Driving those changes, Belyaev postulated, was a collection of genes that conferred a propensity to tameness—a genotype that the foxes perhaps shared with any species that could be domesticated. Here on the fox farm, Kukekova and Trut are searching for precisely those genes today. Elsewhere, researchers are delving into the DNA of pigs, chickens, horses, and other domesticated species, looking to pinpoint the genetic differences that came to distinguish them from their ancestors. The research, accelerated by the recent advances in rapid genome sequencing, aims to answer a fundamental biological question: "How is it possible to make this huge transformation from wild animals into domestic animals?" says Leif Andersson, a professor of genome biology at Uppsala University, in Sweden. The answer has implications for understanding not just how we domesticated animals, but how we tamed the wild in ourselves as well.
The exercise of dominion over plants and animals is arguably the most consequential event in human history. Along with cultivated agriculture, the ability to raise and manage domesticated fauna—of which wolves were likely the first, but chickens, cattle, and other food species the most important—altered the human diet, paving the way for settlements and eventually nation-states to flourish. By putting humans in close contact with animals, domestication also created vectors for the diseases that shaped society.

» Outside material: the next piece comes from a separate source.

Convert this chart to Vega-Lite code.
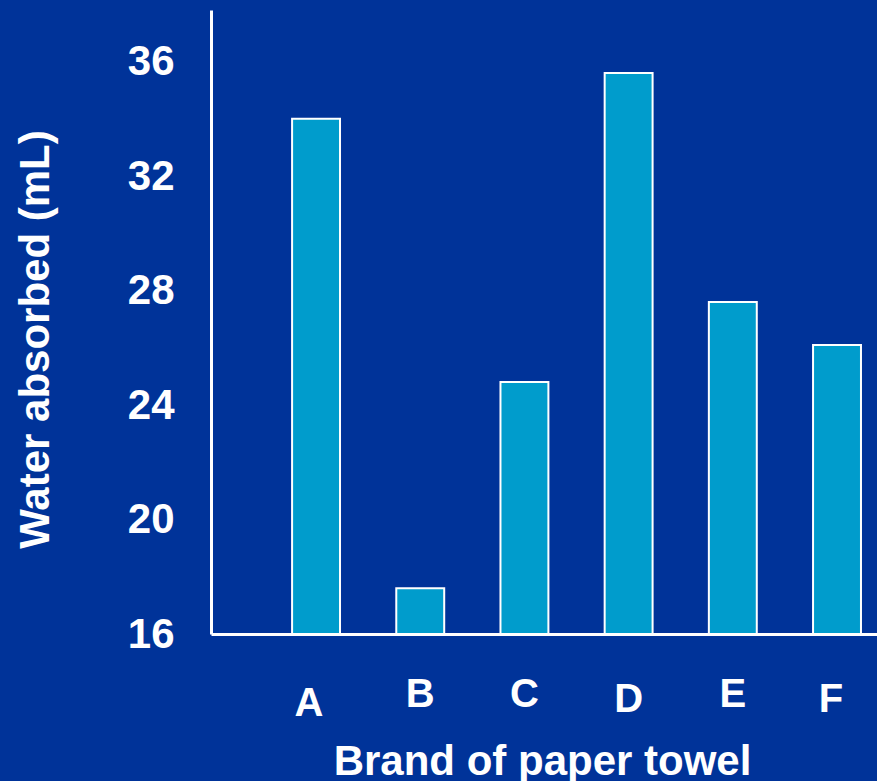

Yet the process by which it all happened has remained stubbornly impenetrable. Animal bones and stone carvings can sometimes shed light on the when and where each species came to live side by side with humans. More difficult to untangle is the how. Did a few curious boar creep closer to human populations, feeding off their garbage and with each successive generation becoming a little more a part of our diet? Did humans capture red jungle fowl, the ancestor of the modern chicken, straight from the wild—or did the fowl make the first approach? Out of 148 large mammal species on Earth, why have no more than 15 ever been domesticated? Why have we been able to tame and breed horses for thousands of years, but never their close relative the zebra, despite numerous attempts?
In fact, scientists have even struggled to define domestication precisely. We all know that individual animals can be trained to exist in close contact with humans. A tiger cub fed by hand, imprinting on its captors, may grow up to treat them like family. But that tiger's offspring, at birth, will be just as wild as its ancestors. Domestication, by contrast, is not a quality trained into an individual, but one bred into an entire population through generations of living in proximity to humans. Many if not most of the species' wild instincts have long since been lost. Domestication, in other words, is mostly in the genes.
Yet the borders between domesticated and wild are often fluid. A growing body of evidence shows that historically, domesticated animals likely played a large part in their own taming, habituating themselves to humans before we took an active role in the process. "My working hypothesis," says Greger Larson, an expert on genetics and domestication at Durham University in the United Kingdom, "is that with most of the early animals—dogs first, then pigs, sheep, and goats—there was probably a long period of time of unintentional management by humans." The word domestication "implies something top down, something that humans did intentionally," he says. "But the complex story is so much more interesting."